Patricia levantó la vista, las manos llenas de rotuladores.

– No.

No pensé que fuera a responder así. Patricia llevaba a los niños a ver a mis padres, pero nunca dejaba que se quedaran en su casa. Cuando mi madre hacía de niñera, lo hacía en casa de Patricia. Pero, al igual que respecto al consumo de «té helado» de mi padre, nadie hablaba nunca del tema.

Sin responder a la pregunta, busque entre el montón de fotos que había recogido del desván de mis padres. Elegí una Polaroid de nosotras dos sentadas en el regazo de nuestro padre y se la mostré. Estábamos muy sonrientes los tres. Yo tenía el mismo pelo y los mismos ojos que mi madre, pero había heredado la sonrisa de mi padre, igual que mi hermana.

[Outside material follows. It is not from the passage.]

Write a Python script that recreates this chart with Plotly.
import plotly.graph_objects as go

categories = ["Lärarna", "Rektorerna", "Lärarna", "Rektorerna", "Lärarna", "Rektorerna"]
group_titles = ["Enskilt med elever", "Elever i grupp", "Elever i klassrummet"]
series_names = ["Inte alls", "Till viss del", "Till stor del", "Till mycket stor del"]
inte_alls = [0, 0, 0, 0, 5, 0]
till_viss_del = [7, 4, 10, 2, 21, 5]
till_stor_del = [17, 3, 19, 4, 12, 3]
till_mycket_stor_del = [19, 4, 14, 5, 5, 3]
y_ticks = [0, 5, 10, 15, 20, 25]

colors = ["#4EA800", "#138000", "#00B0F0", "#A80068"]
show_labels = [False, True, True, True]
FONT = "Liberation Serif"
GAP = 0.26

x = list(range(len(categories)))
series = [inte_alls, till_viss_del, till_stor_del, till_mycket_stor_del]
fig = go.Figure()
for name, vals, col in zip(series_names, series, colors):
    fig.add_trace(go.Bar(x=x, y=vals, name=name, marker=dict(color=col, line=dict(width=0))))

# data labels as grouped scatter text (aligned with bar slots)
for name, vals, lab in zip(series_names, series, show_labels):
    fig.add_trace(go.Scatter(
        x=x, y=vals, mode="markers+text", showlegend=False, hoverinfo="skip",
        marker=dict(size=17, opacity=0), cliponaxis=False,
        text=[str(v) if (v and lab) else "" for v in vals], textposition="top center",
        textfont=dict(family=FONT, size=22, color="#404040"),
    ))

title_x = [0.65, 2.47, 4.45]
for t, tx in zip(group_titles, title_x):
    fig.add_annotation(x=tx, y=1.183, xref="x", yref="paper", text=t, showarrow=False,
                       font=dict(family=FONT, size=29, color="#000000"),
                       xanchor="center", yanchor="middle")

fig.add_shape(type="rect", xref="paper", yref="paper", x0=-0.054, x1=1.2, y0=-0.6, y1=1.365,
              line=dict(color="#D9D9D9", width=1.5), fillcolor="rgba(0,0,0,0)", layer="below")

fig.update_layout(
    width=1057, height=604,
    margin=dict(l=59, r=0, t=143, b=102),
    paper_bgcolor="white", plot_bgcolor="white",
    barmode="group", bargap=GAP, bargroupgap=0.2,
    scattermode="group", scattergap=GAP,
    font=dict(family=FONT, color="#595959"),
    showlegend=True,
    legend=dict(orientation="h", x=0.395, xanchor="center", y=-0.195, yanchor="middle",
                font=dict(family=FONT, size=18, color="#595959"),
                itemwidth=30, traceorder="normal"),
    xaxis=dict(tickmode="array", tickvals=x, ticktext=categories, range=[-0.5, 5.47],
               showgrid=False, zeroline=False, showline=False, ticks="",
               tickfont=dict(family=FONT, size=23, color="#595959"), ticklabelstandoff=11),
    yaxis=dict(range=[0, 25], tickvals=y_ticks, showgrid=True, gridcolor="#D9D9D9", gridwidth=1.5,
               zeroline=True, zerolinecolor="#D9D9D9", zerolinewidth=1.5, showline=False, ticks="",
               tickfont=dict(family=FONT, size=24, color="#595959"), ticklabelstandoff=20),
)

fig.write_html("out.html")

– Miro estas fotos y… no me acuerdo de nada -dije dando un golpecito con los dedos sobre la foto-. ¿Y tú?

Patricia me quitó la foto.

– Éramos muy pequeñas. Yo diría que tú tienes cuatro años, lo que significa que yo tenía dos. ¿Quién se acuerda de lo que hizo con dos años?

No me refería a eso, pero no sabía cómo explicarme. O más bien hacerlo sin cruzar a territorio prohibido. Miré la foto de nuevo.

– Se nos ve felices -dije.

Mi hermana no dijo nada. Me quitó la foto de las manos y la devolvió al montón. Abrió entonces su carpeta acordeón y sacó un taco de pegatinas con forma de bocadillos, sin hacerme ningún caso.

– Es que… miró estas fotos y sé que ocurrió porque me veo en ellas, pero… -me dolía la garganta del esfuerzo que me costaba dar voz a mis pensamientos-. Pero no recuerdo que ocurriera.

No me acordaba de estar sentada en las rodillas de mi padre mientras me leía los cuentos del Dr. Scuss o montando los vagones del tren que daba vueltas alrededor del árbol de navidad todos los años. Tampoco recuerdo la sesión de fotos en las que nos hicieron el retrato de familia, todos vestidos con jerséis tejidos por mi madre con el nombre de cada uno. No recordaba que nuestra familia hubiera sido feliz nunca.

– Aquí debía de tener los años de Callie -dije-. Y tampoco me acuerdo. Sin embargo, me acuerdo del jersey. Picaba y las mangas eran demasiado largas. Me acuerdo de haber visto la foto, pero no de cuando nos la hicieron.

Mi hermana me miró con los ojos que las dos habíamos heredado de nuestra madre cuando estaban vacíos de expresión.

– Deja de darle vueltas, Anne. Ya está bien, ¿vale? Tenemos las fotos. Salimos en ellas. Sales en ellas. La memoria es algo muy frágil. Si la gente no lo recuerda todo es por algo. No tenemos espacio suficiente en el cerebro para almacenar tanta basura.